- Request
Within the records that follow, find every line containing the string "this". Copy those lines.

- Input records
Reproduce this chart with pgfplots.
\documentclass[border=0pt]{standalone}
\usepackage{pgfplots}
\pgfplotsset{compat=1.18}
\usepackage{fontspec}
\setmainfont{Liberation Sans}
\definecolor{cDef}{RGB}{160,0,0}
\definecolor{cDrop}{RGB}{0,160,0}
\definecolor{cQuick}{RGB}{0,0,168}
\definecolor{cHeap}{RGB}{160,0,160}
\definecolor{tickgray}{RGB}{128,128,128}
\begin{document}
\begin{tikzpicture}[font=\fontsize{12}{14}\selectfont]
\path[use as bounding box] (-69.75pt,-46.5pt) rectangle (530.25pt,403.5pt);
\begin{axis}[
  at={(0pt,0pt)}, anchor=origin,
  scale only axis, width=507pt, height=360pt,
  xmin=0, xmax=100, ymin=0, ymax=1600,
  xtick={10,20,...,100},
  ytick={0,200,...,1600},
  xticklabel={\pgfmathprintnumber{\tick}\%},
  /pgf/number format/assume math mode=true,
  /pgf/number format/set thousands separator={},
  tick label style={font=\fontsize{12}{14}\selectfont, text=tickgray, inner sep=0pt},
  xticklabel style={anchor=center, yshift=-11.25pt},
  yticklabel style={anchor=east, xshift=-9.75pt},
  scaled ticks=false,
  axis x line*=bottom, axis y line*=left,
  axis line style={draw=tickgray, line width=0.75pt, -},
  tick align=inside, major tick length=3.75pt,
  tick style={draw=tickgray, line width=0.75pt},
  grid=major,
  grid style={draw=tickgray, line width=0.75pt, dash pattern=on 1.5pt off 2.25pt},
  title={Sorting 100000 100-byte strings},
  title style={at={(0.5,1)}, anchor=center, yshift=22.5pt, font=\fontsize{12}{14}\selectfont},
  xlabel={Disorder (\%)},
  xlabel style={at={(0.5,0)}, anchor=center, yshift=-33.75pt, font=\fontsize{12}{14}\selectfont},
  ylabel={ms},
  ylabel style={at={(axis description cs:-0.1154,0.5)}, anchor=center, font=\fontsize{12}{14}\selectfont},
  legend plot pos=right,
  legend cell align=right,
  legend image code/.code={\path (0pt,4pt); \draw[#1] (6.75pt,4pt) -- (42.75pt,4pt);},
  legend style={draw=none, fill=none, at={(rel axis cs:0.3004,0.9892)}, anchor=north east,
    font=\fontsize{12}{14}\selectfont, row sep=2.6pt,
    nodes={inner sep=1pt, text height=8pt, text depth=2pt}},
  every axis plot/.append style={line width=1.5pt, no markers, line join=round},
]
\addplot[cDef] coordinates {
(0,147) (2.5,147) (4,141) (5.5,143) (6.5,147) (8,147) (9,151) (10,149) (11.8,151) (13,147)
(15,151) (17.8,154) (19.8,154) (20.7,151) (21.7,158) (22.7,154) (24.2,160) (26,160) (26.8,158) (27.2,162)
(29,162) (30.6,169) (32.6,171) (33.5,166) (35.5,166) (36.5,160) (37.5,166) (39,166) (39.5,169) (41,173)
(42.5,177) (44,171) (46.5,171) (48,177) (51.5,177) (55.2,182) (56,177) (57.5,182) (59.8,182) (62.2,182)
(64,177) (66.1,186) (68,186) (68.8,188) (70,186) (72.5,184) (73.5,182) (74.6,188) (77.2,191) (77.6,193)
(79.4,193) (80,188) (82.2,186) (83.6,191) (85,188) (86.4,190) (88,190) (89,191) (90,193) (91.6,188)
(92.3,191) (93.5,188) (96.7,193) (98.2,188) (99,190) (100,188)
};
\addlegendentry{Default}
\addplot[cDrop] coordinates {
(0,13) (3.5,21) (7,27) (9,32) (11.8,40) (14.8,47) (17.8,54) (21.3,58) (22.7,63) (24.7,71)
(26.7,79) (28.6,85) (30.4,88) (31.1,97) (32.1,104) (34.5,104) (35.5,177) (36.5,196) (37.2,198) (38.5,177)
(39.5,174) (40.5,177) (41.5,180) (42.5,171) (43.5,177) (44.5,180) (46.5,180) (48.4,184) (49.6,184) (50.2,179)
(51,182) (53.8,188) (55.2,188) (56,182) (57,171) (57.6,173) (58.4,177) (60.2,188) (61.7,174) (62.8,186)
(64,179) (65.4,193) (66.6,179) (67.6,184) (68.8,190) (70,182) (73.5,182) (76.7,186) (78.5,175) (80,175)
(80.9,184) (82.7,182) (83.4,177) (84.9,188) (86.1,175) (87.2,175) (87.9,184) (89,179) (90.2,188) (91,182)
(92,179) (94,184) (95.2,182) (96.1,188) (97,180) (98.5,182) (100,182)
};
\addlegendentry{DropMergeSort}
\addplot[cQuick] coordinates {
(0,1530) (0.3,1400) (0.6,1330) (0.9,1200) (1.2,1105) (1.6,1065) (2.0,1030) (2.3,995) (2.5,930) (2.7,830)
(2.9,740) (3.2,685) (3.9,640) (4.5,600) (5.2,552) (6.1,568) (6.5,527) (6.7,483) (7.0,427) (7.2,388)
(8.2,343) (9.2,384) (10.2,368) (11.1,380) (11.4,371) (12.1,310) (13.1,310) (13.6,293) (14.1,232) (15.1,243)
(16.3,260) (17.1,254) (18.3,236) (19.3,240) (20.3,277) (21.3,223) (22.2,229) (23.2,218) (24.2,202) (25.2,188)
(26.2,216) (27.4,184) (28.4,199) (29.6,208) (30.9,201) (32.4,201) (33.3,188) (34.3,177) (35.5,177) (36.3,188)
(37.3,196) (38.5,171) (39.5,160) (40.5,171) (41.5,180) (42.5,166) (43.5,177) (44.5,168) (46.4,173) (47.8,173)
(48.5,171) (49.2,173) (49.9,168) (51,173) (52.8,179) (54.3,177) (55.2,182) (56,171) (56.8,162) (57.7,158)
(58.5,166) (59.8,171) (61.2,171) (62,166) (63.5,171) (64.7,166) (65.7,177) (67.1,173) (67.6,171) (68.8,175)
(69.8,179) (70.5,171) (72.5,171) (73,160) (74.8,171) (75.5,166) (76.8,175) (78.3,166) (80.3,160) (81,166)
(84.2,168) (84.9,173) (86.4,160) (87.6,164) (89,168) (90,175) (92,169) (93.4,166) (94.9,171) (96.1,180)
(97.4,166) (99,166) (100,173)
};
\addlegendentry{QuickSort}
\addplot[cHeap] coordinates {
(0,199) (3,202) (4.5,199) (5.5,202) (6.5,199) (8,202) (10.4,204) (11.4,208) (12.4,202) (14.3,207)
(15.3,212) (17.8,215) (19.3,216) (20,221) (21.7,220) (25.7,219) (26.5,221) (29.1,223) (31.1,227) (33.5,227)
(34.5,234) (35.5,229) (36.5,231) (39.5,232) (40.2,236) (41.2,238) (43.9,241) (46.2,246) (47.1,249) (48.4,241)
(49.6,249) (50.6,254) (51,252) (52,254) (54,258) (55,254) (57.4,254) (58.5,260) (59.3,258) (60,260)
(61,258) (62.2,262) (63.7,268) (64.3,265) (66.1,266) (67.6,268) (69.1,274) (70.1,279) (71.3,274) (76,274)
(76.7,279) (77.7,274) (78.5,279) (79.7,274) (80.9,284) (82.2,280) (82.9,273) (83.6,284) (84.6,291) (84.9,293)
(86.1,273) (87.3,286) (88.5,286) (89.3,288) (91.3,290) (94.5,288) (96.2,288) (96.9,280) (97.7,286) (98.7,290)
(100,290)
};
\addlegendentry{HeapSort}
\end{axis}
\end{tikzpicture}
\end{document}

--

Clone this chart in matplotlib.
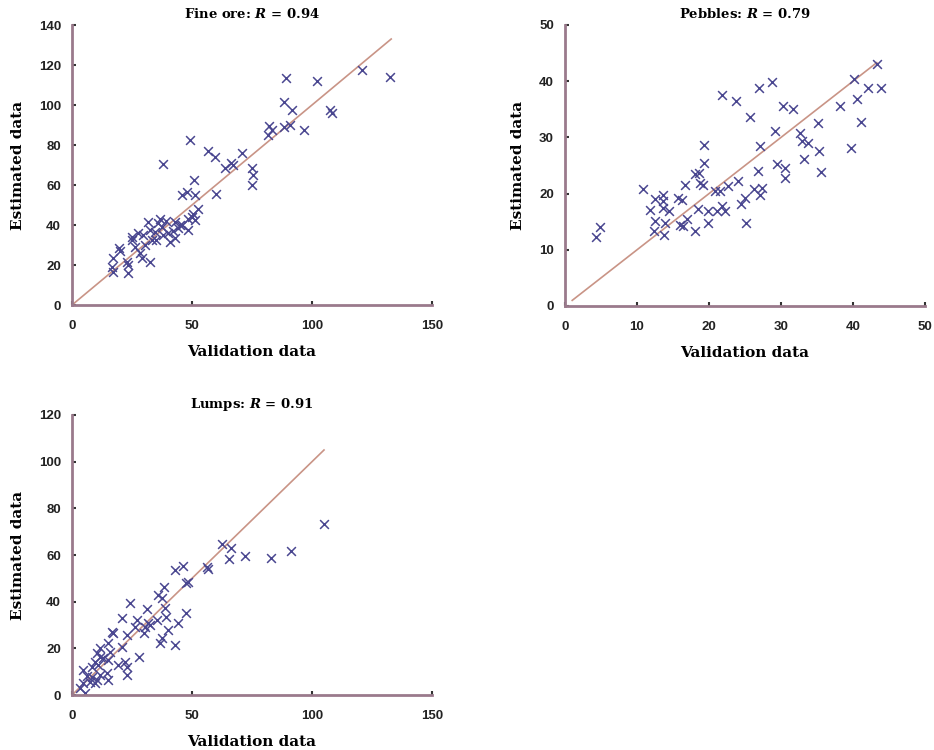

==

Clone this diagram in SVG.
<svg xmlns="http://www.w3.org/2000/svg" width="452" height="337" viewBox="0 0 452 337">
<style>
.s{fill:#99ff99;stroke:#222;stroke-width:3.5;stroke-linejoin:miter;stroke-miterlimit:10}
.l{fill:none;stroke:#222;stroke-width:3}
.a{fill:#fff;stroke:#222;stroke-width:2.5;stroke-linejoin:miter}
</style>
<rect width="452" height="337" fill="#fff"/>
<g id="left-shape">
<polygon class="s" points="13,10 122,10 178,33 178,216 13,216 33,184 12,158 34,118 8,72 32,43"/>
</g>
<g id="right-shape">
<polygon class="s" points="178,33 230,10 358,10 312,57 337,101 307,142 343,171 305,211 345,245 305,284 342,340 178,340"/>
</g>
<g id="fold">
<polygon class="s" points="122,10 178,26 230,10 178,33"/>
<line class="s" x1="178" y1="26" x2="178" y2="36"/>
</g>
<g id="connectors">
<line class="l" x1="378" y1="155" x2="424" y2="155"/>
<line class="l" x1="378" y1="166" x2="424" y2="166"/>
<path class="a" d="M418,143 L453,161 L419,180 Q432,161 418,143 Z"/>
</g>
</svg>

- Reply
Reproduce this chart with pgfplots.
Clone this chart in matplotlib.
Clone this diagram in SVG.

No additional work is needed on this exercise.